According to data published by the Federal Reserve on the number of active listings in Los Angeles County, listings peaked in August at 11,082 and have since started a slow decline each month since. Compare those figures to November 2018, when Los Angeles County saw more than 15,600 active listings.

An analysis from Redfin on median selling prices for Los Angeles County homes shares that as of November 2022, the median was $810,000, a modest 1.2 percent dip versus the same time last year. Also, that month, the average number of days a house sat on the market before selling was 47 days, an increase of 13 days versus November 2021.

However, most notably, 3,722 homes were sold in Los Angeles County in November 2022, a rather steep decline of 43.1 percent versus the previous November. Will that trend continue into 2023?

Curiously, narrowing the scope to the City of Los Angeles shows some fascinating numbers. For November 2022, the median selling price for a home in Los Angeles was $965,000, a 3.3 percent increase over November 2021. However, overall sales volume was down by 44.3 percent versus the previous year. Despite far fewer homes sold, sales prices haven’t taken a steep dive.

The expectation by many is that the Federal Reserve will start to lower their benchmark rates to improve spending as inflation eases, which should buoy sales activity, especially in the fall when it’s expected that interest rates will again fall into the high 5 percent range.

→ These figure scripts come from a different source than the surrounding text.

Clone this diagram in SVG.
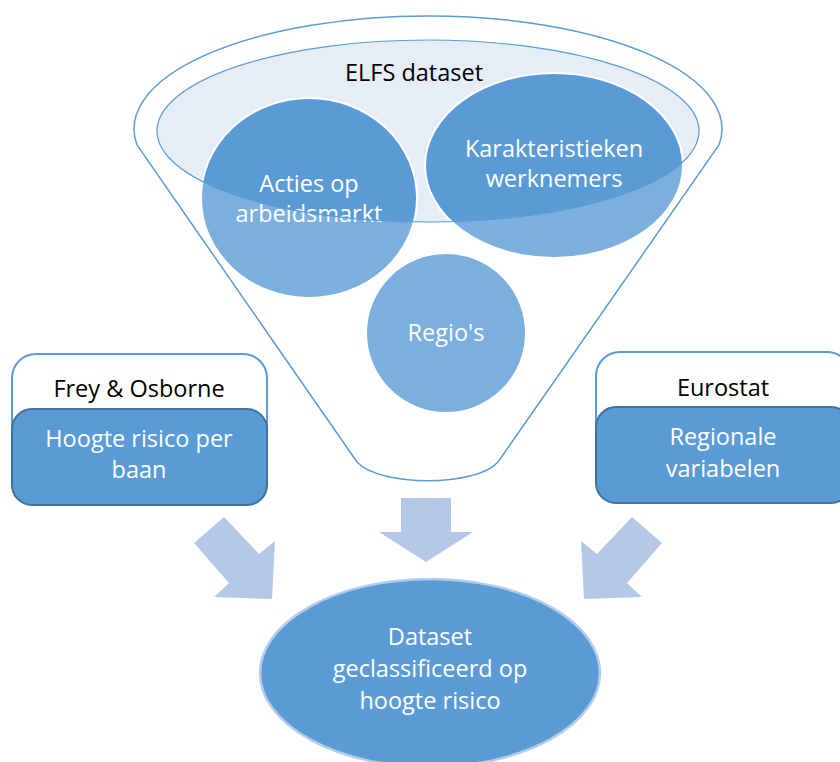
<svg xmlns="http://www.w3.org/2000/svg" width="840" height="762" viewBox="0 0 840 762">
<style>
.t{font-family:"Open Sans","Noto Sans",sans-serif;font-size:23.5px;text-anchor:middle}
.w{fill:#ffffff}
.k{fill:#000000}
.circ{fill:#5b9bd5;stroke:#ffffff;stroke-width:2}
.arrow{fill:#b4c7e7}
.outer{fill:#ffffff;stroke:#5b9bd5;stroke-width:2}
.inner{fill:#5b9bd5;stroke:#41719c;stroke-width:2}
</style>
<rect width="840" height="762" fill="#ffffff"/>
<g id="funnel">
  <path d="M137,145 A294,113 0 1,1 719,145 L498,462 C476,487 380,487 357,462 Z" fill="#ffffff"/>
  <ellipse cx="428" cy="131" rx="271" ry="91" fill="#e6edf7"/>
  <text class="t k" x="414" y="81">ELFS dataset</text>
</g>
<g id="acties">
  <ellipse class="circ" cx="309" cy="198" rx="108" ry="100"/>
  <text class="t w" x="309" y="192">Acties op</text>
  <text class="t w" x="309" y="222">arbeidsmarkt</text>
</g>
<g id="karakteristieken">
  <ellipse class="circ" cx="554" cy="165.5" rx="129" ry="92.5"/>
  <text class="t w" x="554" y="157">Karakteristieken</text>
  <text class="t w" x="554" y="187">werknemers</text>
</g>
<g id="regios">
  <circle class="circ" cx="446" cy="333" r="80"/>
  <text class="t w" x="446" y="341">Regio's</text>
</g>
<g id="funnel-overlay">
  <path fill-rule="evenodd" fill="#ffffff" fill-opacity="0.2" d="M137,145 A294,113 0 1,1 719,145 L498,462 C476,487 380,487 357,462 Z M157,131 A271,91 0 1,0 699,131 A271,91 0 1,0 157,131 Z"/>
  <ellipse cx="428" cy="131" rx="271" ry="91" fill="none" stroke="#5b9bd5" stroke-width="1.2"/>
  <path d="M137,145 A294,113 0 1,1 719,145 L498,462 C476,487 380,487 357,462 Z" fill="none" stroke="#5b9bd5" stroke-width="1.5"/>
</g>
<g id="frey">
  <rect class="outer" x="12" y="354" width="255" height="150" rx="24"/>
  <rect class="inner" x="12" y="409" width="255" height="96" rx="20"/>
  <text class="t k" x="139" y="397">Frey &amp; Osborne</text>
  <text class="t w" x="139" y="447">Hoogte risico per</text>
  <text class="t w" x="139" y="478">baan</text>
</g>
<g id="eurostat">
  <rect class="outer" x="596" y="352" width="255" height="150" rx="24"/>
  <rect class="inner" x="596" y="407" width="255" height="96" rx="20"/>
  <text class="t k" x="723" y="396">Eurostat</text>
  <text class="t w" x="723" y="445">Regionale</text>
  <text class="t w" x="723" y="477">variabelen</text>
</g>
<g id="connectors">
  <polygon class="arrow" points="224,517 259,554 275,541 272,599 214,597 229,583 194,543"/>
  <polygon class="arrow" points="401,498 451,498 451,532 473,532 426,562 379,532 401,532"/>
  <polygon class="arrow" points="632,517 662,543 627,583 642,597 584,599 581,541 597,554"/>
</g>
<g id="result">
  <ellipse cx="430" cy="673" rx="170" ry="94" fill="#5b9bd5" stroke="#b4cdea" stroke-width="2.5"/>
  <text class="t w" x="430" y="645">Dataset</text>
  <text class="t w" x="430" y="677">geclassificeerd op</text>
  <text class="t w" x="430" y="709">hoogte risico</text>
</g>
</svg>
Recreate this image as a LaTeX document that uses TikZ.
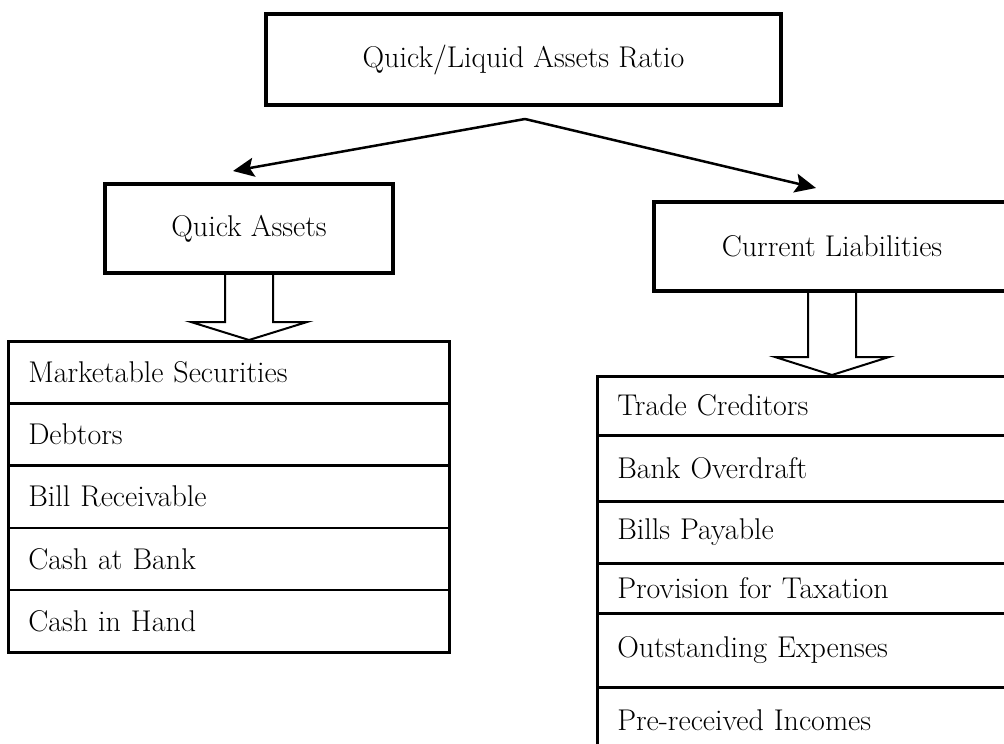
\documentclass[tikz,border=0pt]{standalone}
\usepackage{tikz}
\usetikzlibrary{calc,arrows.meta}

\begin{document}
\begin{tikzpicture}[x=1pt, y=-1pt,
    every node/.style={font=\fontsize{30}{36}\selectfont},
    bigbox/.style={draw, line width=4pt, inner sep=0pt},
    cell/.style={draw, line width=2.5pt, inner xsep=20pt, inner ysep=0pt, align=left},
    link/.style={line width=2.5pt, -{Stealth[length=21pt,width=19pt,inset=4pt]}},
    hollow/.style={draw, fill=white, line width=2pt, line join=miter}]
    \useasboundingbox (0,0) rectangle (1004,744);
    % headings
    \node [bigbox, minimum width=515pt, minimum height=91pt] (ratio) at (523.5,59.5) {Quick/Liquid Assets Ratio};
    \node [bigbox, minimum width=288pt, minimum height=89pt] (qa) at (249,228.5) {Quick Assets};
    \node [bigbox, minimum width=356pt, minimum height=89pt] (cl) at (832,246.5) {Current Liabilities};
    % left list
    \foreach \txt [count=\i] in {Marketable Securities, Debtors, Bill Receivable, Cash at Bank, Cash in Hand}
        \node [cell, text width=401pt, minimum height=62.2pt, anchor=north west] (qa\i) at (7,{340+62.2*(\i-1)}) {\txt};
    % right list
    \foreach \txt/\ya/\yb [count=\i] in {Trade Creditors/375/434, Bank Overdraft/434/500, Bills Payable/500/562,
        Provision for Taxation/562/612, Outstanding Expenses/612/686, Pre-received Incomes/686/752} {
        \pgfmathsetmacro\h{\yb-\ya}
        \node [cell, text width=378pt, minimum height=\h pt, anchor=north west] (cl\i) at (596,\ya) {\txt};
    }
    % arrows
    \coordinate (split) at ($(ratio.south)+(1.5,12)$);
    \draw [link] (split) -- ($(qa.north)+(-16,-11)$);
    \draw [link] (split) -- ($(cl.north)+(-16,-12)$);
    \draw [hollow] ($(qa.south)+(-24,0)$) |- ($(qa.south)+(-58,47)$) -- (qa.south |- qa1.north)
        -- ($(qa.south)+(58,47)$) -| ($(qa.south)+(24,0)$);
    \draw [hollow] ($(cl.south)+(-24,0)$) |- ($(cl.south)+(-57,64)$) -- (cl.south |- cl1.north)
        -- ($(cl.south)+(57,64)$) -| ($(cl.south)+(24,0)$);
\end{tikzpicture}
\end{document}
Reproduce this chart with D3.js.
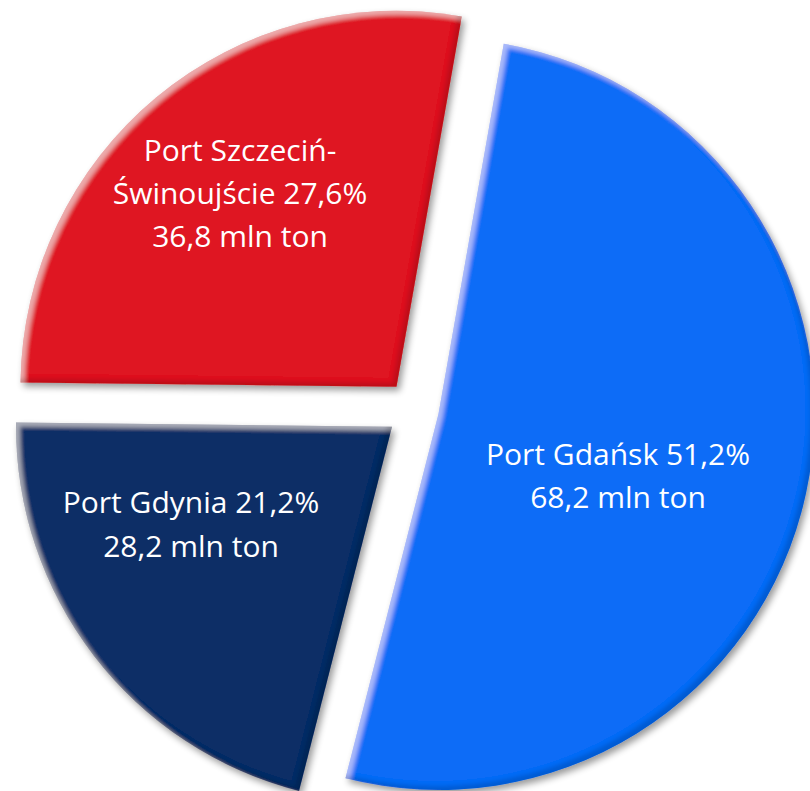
<!DOCTYPE html>
<html lang="pl">
<head>
    <meta charset="UTF-8">
    <title>Przeładunki w portach</title>
    <script src="https://cdn.jsdelivr.net/npm/d3@7"></script>
    <style>
      html, body { margin: 0; padding: 0; background: #fff; overflow: hidden; }
      .label { fill: #fff; font-family: "Open Sans", "Noto Sans", sans-serif; font-size: 30px; }
    </style>
</head>
<body>
<div id="chart"></div>
<script type="text/javascript">

// dane
var ports    = ["Port Gdańsk", "Port Gdynia", "Port Szczeciń-Świnoujście"];
var shares   = [51.2, 21.2, 27.6];
var tonnages = [68.2, 28.2, 36.8];
var colors   = ["#0a6cf7", "#0a2e66", "#df1822"];

const w = 810;
const h = 791;
const cx = 415, cy = 409;
const radius = 376;
const startAngle = 10 * Math.PI / 180;
// explode distance per slice
const explode = [24, 29, 29];
// label anchors (x center, first baseline, line step)
const labelPos = [
  {x: 618, y: 465, dy: 43},
  {x: 191, y: 513, dy: 44},
  {x: 240, y: 161, dy: 43}
];

var fmt = function(v) { return d3.format(".1f")(v).replace(".", ","); };

var rows = ports.map(function(p, i) {
  return {name: p, share: shares[i], tons: tonnages[i], color: colors[i], i: i};
});

var svg = d3.select("#chart")
  .append("svg")
  .attr("width", w)
  .attr("height", h);

// soft bevel + shadow like excel
var defs = svg.append("defs");
var f = defs.append("filter").attr("id", "bevel")
  .attr("x", "-10%").attr("y", "-10%").attr("width", "125%").attr("height", "125%");
f.append("feGaussianBlur").attr("in", "SourceAlpha").attr("stdDeviation", 2).attr("result", "b");
f.append("feOffset").attr("in", "b").attr("dx", 4).attr("dy", 4).attr("result", "bo1");
f.append("feComposite").attr("in", "SourceAlpha").attr("in2", "bo1").attr("operator", "out").attr("result", "hl");
f.append("feFlood").attr("flood-color", "#fff").attr("flood-opacity", 0.4).attr("result", "white");
f.append("feComposite").attr("in", "white").attr("in2", "hl").attr("operator", "in").attr("result", "hlc");
f.append("feOffset").attr("in", "b").attr("dx", -4).attr("dy", -4).attr("result", "bo2");
f.append("feComposite").attr("in", "SourceAlpha").attr("in2", "bo2").attr("operator", "out").attr("result", "sh");
f.append("feFlood").attr("flood-color", "#000").attr("flood-opacity", 0.3).attr("result", "black");
f.append("feComposite").attr("in", "black").attr("in2", "sh").attr("operator", "in").attr("result", "shc");
f.append("feGaussianBlur").attr("in", "SourceAlpha").attr("stdDeviation", 3.5).attr("result", "db");
f.append("feOffset").attr("in", "db").attr("dx", 3).attr("dy", 4).attr("result", "dbo");
f.append("feComponentTransfer").attr("in", "dbo").attr("result", "drop")
  .append("feFuncA").attr("type", "linear").attr("slope", 0.4);
var merge = f.append("feMerge");
["drop", "SourceGraphic", "hlc", "shc"].forEach(function(n) {
  merge.append("feMergeNode").attr("in", n);
});

var pie = d3.pie()
  .sort(null)
  .value(function(d) { return d.share; })
  .startAngle(startAngle)
  .endAngle(startAngle + 2 * Math.PI);

var arc = d3.arc()
  .innerRadius(0)
  .outerRadius(radius);

var g = svg.append("g")
  .attr("transform", "translate(" + cx + "," + cy + ")");

var slices = g.selectAll("g.slice")
  .data(pie(rows))
  .enter()
  .append("g")
  .attr("class", "slice")
  .attr("transform", function(d) {
    var a = (d.startAngle + d.endAngle) / 2;
    var off = explode[d.data.i];
    return "translate(" + (Math.sin(a) * off) + "," + (-Math.cos(a) * off) + ")";
  });

slices.append("path")
  .attr("d", arc)
  .attr("fill", function(d) { return d.data.color; })
  .attr("filter", "url(#bevel)");

// labels
var labels = svg.append("g");
rows.forEach(function(r) {
  var lines;
  if (r.name.indexOf("-") > 0) {
    var parts = r.name.split("-");
    lines = [parts[0] + "-", parts[1] + " " + fmt(r.share) + "%"];
  } else {
    lines = [r.name + " " + fmt(r.share) + "%"];
  }
  lines.push(fmt(r.tons) + " mln ton");
  var p = labelPos[r.i];
  var t = labels.append("text")
    .attr("class", "label")
    .attr("text-anchor", "middle");
  lines.forEach(function(l, k) {
    t.append("tspan")
      .attr("x", p.x)
      .attr("y", p.y + k * p.dy)
      .text(l);
  });
});
</script>
</body>
</html>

However, prospective buyers shouldn’t assume that an interest rate reduction will come immediately. The New York Times shares that some economists believe the Fed will raise its benchmark rate again in 2023 to 5.1 before making a U-turn and lowering the rate.

Will Los Angeles Become a Buyer’s Market?

According to historical data from the Federal Reserve, interest rates hit a low of just 2.65 percent at the start of 2021 and didn’t move substantially until 2022, when the Federal Reserve began increasing their benchmark rates, which eventually pushed mortgage rates up, too.

At this point, current homeowners who might otherwise want to move into a larger home or feel ready to buy again are rethinking their timelines, especially those homeowners who already have a mortgage at a historically low rate.

An article from Forbes indicates that there have been some increases to the available housing inventory across the country, but the industry remains stubbornly in the seller’s favor, with overall inventory still well below what would be required for the market to switch gears and become a buyer’s market.

Further, in Southern California, inventory and sales volume have dropped, but a noticeable drop in median sales prices hasn’t followed. A fall in sales prices would indicate a power shift from sellers to buyers. Further, if interest rates fall somewhat, as many believe they will in 2023, that will encourage more buyers to enter the fray, which will keep the market securely in the hands of sellers.

While trying to predict the health and activity of the real estate market in Los Angeles in 2023 can help families plan whether to sell or buy a home, there’s no absolute certainty that the market will change in a particular direction.

It’s important to keep revisiting the idea of buying or selling a home and base the decision on the family’s personal circumstances rather than just the outside economic factors.